Last but not least, even the creator of Linux and Git himself, uses a Mac (albeit with Linux loaded).
>Why would the only other platform download be for Windows?
Maybe because Windows has like 90% market share, and because Git was historically not well supported on the platform they want to attract users to it?
As for why no Linux download, well, because Linux users get it from their distro.
(Discl: I use Linux (Ubuntu LTS) for servers and OS X for my desktop. Cut my teach on Sun OS in the nineties).
The share that matters here is mostly among "developers using NoScript". I wouldn't be surprised in the least to know that Linux has that share.
I thought he was making the general case, why a Mac picture at all as a choice, not why show a Mac specifically for the noscript.
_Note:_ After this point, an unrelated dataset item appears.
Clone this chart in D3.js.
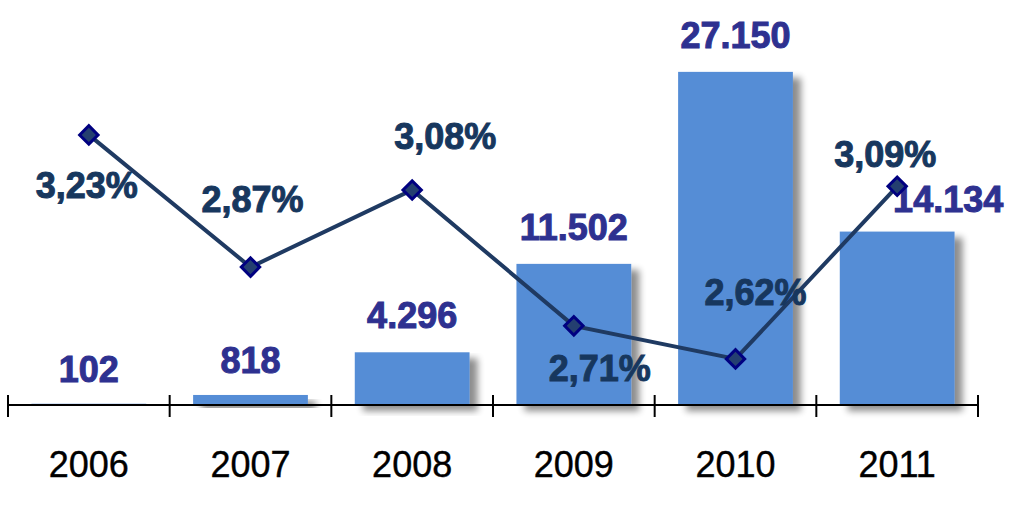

If he means the latter, then, well, it doesn't matter at all. It's not like more than 0.1% of people visiting the page will see the noscript version --and it's not like anywhere should even care about what they will see.
What makes you say this? Of the folks I know who might like to use a site about git, most of them use Firefox with Noscript. I'm sure my sample is biased, but I don't think you can assume it will never be more than 0.1%.
> At this point I closed the page, not having any pressing need to interact or explore the site.
IMHO, the single most valuable asset of a creative mind is curiosity.
[p.s. HN: don't read anything into the order of that list .. :)]
All the minds curious enough to explore exhaustively every new website have been pruned out of the reproduction pool since the 2000s. They still haunt some websites, but the only one left are now those able to form an arbitrary judgement of the value of a website from its homepage.
But just to let you in on where I'm coming from:
* Git is not part of my main-line toolkit. I just dabble in it. (out of curiosity!)
* I have limited time and energy to pursue my curiosity. My goal is to focus that on a manageable number of things. Writing fun code projects is my primary goal, git is a means to that end. Since this is mostly solo coding, I don't often have the need for the advanced distributed features.
* I visted the site from a link on HN on a Friday evening, not as someone seeking information about git.
That's exactly what I expected to find.
"I suspected that the site may be a guy who wrote a book on git and this is his personal site."
Exactly my reaction after seeing the book also.
I saw that there was a new version of Git, decided not to install it yet, and went about my business.
This isn't a slam on the site; I thought it looked fine. I was struck by the similarity in these reactions to my own, however.